**Task statement:** The listing below should be printed exactly, every line of it. Skip the pictures.

[Begin Information shown]

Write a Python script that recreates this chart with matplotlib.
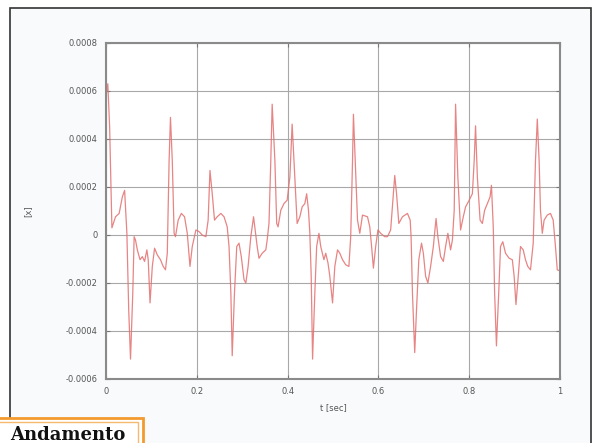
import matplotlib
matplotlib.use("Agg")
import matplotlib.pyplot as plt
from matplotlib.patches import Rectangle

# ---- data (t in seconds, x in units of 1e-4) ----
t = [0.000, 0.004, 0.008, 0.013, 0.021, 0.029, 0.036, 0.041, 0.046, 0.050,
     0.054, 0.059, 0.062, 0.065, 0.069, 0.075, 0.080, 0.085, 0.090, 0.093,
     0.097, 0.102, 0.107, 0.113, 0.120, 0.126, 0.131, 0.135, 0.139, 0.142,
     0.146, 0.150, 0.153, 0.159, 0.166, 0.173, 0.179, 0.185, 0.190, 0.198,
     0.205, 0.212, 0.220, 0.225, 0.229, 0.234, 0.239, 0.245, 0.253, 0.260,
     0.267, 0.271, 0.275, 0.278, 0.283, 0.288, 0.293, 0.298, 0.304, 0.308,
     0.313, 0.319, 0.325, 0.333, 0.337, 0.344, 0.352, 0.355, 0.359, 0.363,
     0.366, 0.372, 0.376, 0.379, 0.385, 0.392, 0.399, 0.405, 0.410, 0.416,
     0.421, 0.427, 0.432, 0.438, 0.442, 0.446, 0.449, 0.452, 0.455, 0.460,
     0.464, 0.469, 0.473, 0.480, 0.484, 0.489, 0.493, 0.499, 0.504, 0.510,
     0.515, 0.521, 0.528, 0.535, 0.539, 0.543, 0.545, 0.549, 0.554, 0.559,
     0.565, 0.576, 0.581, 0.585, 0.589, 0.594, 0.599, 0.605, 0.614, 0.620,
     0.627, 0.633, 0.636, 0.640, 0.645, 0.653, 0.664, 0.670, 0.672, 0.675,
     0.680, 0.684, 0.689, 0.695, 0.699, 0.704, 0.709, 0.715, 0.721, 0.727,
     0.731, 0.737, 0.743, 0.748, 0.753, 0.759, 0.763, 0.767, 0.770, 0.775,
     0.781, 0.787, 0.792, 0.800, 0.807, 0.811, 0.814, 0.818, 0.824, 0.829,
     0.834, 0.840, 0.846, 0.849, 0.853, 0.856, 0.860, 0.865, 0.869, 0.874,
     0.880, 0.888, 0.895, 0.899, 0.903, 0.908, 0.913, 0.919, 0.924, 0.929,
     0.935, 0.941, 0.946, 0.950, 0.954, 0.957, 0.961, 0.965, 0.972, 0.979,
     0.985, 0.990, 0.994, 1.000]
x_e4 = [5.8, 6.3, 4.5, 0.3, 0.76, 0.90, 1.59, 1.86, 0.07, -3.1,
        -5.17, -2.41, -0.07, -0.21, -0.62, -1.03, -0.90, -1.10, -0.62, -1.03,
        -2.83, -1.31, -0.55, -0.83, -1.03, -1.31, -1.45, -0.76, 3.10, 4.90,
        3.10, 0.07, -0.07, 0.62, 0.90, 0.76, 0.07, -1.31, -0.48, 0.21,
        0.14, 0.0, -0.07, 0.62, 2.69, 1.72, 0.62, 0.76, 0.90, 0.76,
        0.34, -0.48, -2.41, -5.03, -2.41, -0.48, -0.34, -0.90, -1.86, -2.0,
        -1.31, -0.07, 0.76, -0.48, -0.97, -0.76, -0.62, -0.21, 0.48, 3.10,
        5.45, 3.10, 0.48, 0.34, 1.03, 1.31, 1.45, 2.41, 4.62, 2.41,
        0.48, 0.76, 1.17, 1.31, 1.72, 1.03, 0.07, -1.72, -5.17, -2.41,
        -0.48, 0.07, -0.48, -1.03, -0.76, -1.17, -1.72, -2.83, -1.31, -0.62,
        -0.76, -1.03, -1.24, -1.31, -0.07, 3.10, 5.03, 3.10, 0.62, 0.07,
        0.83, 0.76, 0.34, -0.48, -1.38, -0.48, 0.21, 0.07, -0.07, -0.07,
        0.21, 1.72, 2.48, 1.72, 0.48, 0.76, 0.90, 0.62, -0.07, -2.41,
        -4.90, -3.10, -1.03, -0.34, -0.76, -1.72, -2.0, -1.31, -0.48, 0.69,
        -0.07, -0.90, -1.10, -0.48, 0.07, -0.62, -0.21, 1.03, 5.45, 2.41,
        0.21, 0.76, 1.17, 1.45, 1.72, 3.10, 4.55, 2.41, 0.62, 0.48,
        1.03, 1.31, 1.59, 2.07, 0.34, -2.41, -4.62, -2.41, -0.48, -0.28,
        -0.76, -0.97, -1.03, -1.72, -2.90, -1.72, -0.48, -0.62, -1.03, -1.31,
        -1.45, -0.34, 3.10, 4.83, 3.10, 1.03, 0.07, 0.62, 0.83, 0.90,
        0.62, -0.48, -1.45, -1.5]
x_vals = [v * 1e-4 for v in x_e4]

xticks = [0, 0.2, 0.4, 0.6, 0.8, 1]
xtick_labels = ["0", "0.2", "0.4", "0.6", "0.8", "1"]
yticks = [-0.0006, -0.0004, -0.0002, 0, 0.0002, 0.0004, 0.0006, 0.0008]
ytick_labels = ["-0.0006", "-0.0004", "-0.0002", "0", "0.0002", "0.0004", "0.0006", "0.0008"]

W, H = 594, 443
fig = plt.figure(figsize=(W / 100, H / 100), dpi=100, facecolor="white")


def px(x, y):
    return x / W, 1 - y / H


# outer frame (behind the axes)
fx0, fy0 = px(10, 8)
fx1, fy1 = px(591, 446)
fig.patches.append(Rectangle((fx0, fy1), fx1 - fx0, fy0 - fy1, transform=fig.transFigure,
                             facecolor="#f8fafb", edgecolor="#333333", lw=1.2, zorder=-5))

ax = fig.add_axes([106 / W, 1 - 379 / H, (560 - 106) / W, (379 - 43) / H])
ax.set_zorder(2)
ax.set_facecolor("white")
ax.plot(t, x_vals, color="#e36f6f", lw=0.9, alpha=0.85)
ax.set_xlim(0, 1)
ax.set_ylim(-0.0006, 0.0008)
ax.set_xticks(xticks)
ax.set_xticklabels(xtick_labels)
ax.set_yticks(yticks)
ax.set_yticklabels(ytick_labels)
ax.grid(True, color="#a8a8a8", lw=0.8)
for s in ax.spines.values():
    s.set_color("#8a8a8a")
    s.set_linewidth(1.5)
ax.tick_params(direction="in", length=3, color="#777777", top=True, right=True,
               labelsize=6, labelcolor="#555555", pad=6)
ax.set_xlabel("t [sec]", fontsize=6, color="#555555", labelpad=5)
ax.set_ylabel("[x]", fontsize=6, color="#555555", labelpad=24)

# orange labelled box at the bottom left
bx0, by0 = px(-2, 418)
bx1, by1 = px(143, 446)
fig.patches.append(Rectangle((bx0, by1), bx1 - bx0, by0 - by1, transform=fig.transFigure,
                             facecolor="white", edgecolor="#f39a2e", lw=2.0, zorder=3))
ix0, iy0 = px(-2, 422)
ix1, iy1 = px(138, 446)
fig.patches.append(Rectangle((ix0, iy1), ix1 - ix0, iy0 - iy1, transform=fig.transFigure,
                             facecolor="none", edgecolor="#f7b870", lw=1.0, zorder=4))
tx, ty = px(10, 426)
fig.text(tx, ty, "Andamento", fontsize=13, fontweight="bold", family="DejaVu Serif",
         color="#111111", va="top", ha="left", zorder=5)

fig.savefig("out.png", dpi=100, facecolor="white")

[End Information shown]

**Answer:**
Write a Python script that recreates this chart with matplotlib.
import matplotlib
matplotlib.use("Agg")
import matplotlib.pyplot as plt
from matplotlib.patches import Rectangle

# ---- data (t in seconds, x in units of 1e-4) ----
t = [0.000, 0.004, 0.008, 0.013, 0.021, 0.029, 0.036, 0.041, 0.046, 0.050,
     0.054, 0.059, 0.062, 0.065, 0.069, 0.075, 0.080, 0.085, 0.090, 0.093,
     0.097, 0.102, 0.107, 0.113, 0.120, 0.126, 0.131, 0.135, 0.139, 0.142,
     0.146, 0.150, 0.153, 0.159, 0.166, 0.173, 0.179, 0.185, 0.190, 0.198,
     0.205, 0.212, 0.220, 0.225, 0.229, 0.234, 0.239, 0.245, 0.253, 0.260,
     0.267, 0.271, 0.275, 0.278, 0.283, 0.288, 0.293, 0.298, 0.304, 0.308,
     0.313, 0.319, 0.325, 0.333, 0.337, 0.344, 0.352, 0.355, 0.359, 0.363,
     0.366, 0.372, 0.376, 0.379, 0.385, 0.392, 0.399, 0.405, 0.410, 0.416,
     0.421, 0.427, 0.432, 0.438, 0.442, 0.446, 0.449, 0.452, 0.455, 0.460,
     0.464, 0.469, 0.473, 0.480, 0.484, 0.489, 0.493, 0.499, 0.504, 0.510,
     0.515, 0.521, 0.528, 0.535, 0.539, 0.543, 0.545, 0.549, 0.554, 0.559,
     0.565, 0.576, 0.581, 0.585, 0.589, 0.594, 0.599, 0.605, 0.614, 0.620,
     0.627, 0.633, 0.636, 0.640, 0.645, 0.653, 0.664, 0.670, 0.672, 0.675,
     0.680, 0.684, 0.689, 0.695, 0.699, 0.704, 0.709, 0.715, 0.721, 0.727,
     0.731, 0.737, 0.743, 0.748, 0.753, 0.759, 0.763, 0.767, 0.770, 0.775,
     0.781, 0.787, 0.792, 0.800, 0.807, 0.811, 0.814, 0.818, 0.824, 0.829,
     0.834, 0.840, 0.846, 0.849, 0.853, 0.856, 0.860, 0.865, 0.869, 0.874,
     0.880, 0.888, 0.895, 0.899, 0.903, 0.908, 0.913, 0.919, 0.924, 0.929,
     0.935, 0.941, 0.946, 0.950, 0.954, 0.957, 0.961, 0.965, 0.972, 0.979,
     0.985, 0.990, 0.994, 1.000]
x_e4 = [5.8, 6.3, 4.5, 0.3, 0.76, 0.90, 1.59, 1.86, 0.07, -3.1,
        -5.17, -2.41, -0.07, -0.21, -0.62, -1.03, -0.90, -1.10, -0.62, -1.03,
        -2.83, -1.31, -0.55, -0.83, -1.03, -1.31, -1.45, -0.76, 3.10, 4.90,
        3.10, 0.07, -0.07, 0.62, 0.90, 0.76, 0.07, -1.31, -0.48, 0.21,
        0.14, 0.0, -0.07, 0.62, 2.69, 1.72, 0.62, 0.76, 0.90, 0.76,
        0.34, -0.48, -2.41, -5.03, -2.41, -0.48, -0.34, -0.90, -1.86, -2.0,
        -1.31, -0.07, 0.76, -0.48, -0.97, -0.76, -0.62, -0.21, 0.48, 3.10,
        5.45, 3.10, 0.48, 0.34, 1.03, 1.31, 1.45, 2.41, 4.62, 2.41,
        0.48, 0.76, 1.17, 1.31, 1.72, 1.03, 0.07, -1.72, -5.17, -2.41,
        -0.48, 0.07, -0.48, -1.03, -0.76, -1.17, -1.72, -2.83, -1.31, -0.62,
        -0.76, -1.03, -1.24, -1.31, -0.07, 3.10, 5.03, 3.10, 0.62, 0.07,
        0.83, 0.76, 0.34, -0.48, -1.38, -0.48, 0.21, 0.07, -0.07, -0.07,
        0.21, 1.72, 2.48, 1.72, 0.48, 0.76, 0.90, 0.62, -0.07, -2.41,
        -4.90, -3.10, -1.03, -0.34, -0.76, -1.72, -2.0, -1.31, -0.48, 0.69,
        -0.07, -0.90, -1.10, -0.48, 0.07, -0.62, -0.21, 1.03, 5.45, 2.41,
        0.21, 0.76, 1.17, 1.45, 1.72, 3.10, 4.55, 2.41, 0.62, 0.48,
        1.03, 1.31, 1.59, 2.07, 0.34, -2.41, -4.62, -2.41, -0.48, -0.28,
        -0.76, -0.97, -1.03, -1.72, -2.90, -1.72, -0.48, -0.62, -1.03, -1.31,
        -1.45, -0.34, 3.10, 4.83, 3.10, 1.03, 0.07, 0.62, 0.83, 0.90,
        0.62, -0.48, -1.45, -1.5]
x_vals = [v * 1e-4 for v in x_e4]

xticks = [0, 0.2, 0.4, 0.6, 0.8, 1]
xtick_labels = ["0", "0.2", "0.4", "0.6", "0.8", "1"]
yticks = [-0.0006, -0.0004, -0.0002, 0, 0.0002, 0.0004, 0.0006, 0.0008]
ytick_labels = ["-0.0006", "-0.0004", "-0.0002", "0", "0.0002", "0.0004", "0.0006", "0.0008"]

W, H = 594, 443
fig = plt.figure(figsize=(W / 100, H / 100), dpi=100, facecolor="white")


def px(x, y):
    return x / W, 1 - y / H


# outer frame (behind the axes)
fx0, fy0 = px(10, 8)
fx1, fy1 = px(591, 446)
fig.patches.append(Rectangle((fx0, fy1), fx1 - fx0, fy0 - fy1, transform=fig.transFigure,
                             facecolor="#f8fafb", edgecolor="#333333", lw=1.2, zorder=-5))

ax = fig.add_axes([106 / W, 1 - 379 / H, (560 - 106) / W, (379 - 43) / H])
ax.set_zorder(2)
ax.set_facecolor("white")
ax.plot(t, x_vals, color="#e36f6f", lw=0.9, alpha=0.85)
ax.set_xlim(0, 1)
ax.set_ylim(-0.0006, 0.0008)
ax.set_xticks(xticks)
ax.set_xticklabels(xtick_labels)
ax.set_yticks(yticks)
ax.set_yticklabels(ytick_labels)
ax.grid(True, color="#a8a8a8", lw=0.8)
for s in ax.spines.values():
    s.set_color("#8a8a8a")
    s.set_linewidth(1.5)
ax.tick_params(direction="in", length=3, color="#777777", top=True, right=True,
               labelsize=6, labelcolor="#555555", pad=6)
ax.set_xlabel("t [sec]", fontsize=6, color="#555555", labelpad=5)
ax.set_ylabel("[x]", fontsize=6, color="#555555", labelpad=24)

# orange labelled box at the bottom left
bx0, by0 = px(-2, 418)
bx1, by1 = px(143, 446)
fig.patches.append(Rectangle((bx0, by1), bx1 - bx0, by0 - by1, transform=fig.transFigure,
                             facecolor="white", edgecolor="#f39a2e", lw=2.0, zorder=3))
ix0, iy0 = px(-2, 422)
ix1, iy1 = px(138, 446)
fig.patches.append(Rectangle((ix0, iy1), ix1 - ix0, iy0 - iy1, transform=fig.transFigure,
                             facecolor="none", edgecolor="#f7b870", lw=1.0, zorder=4))
tx, ty = px(10, 426)
fig.text(tx, ty, "Andamento", fontsize=13, fontweight="bold", family="DejaVu Serif",
         color="#111111", va="top", ha="left", zorder=5)

fig.savefig("out.png", dpi=100, facecolor="white")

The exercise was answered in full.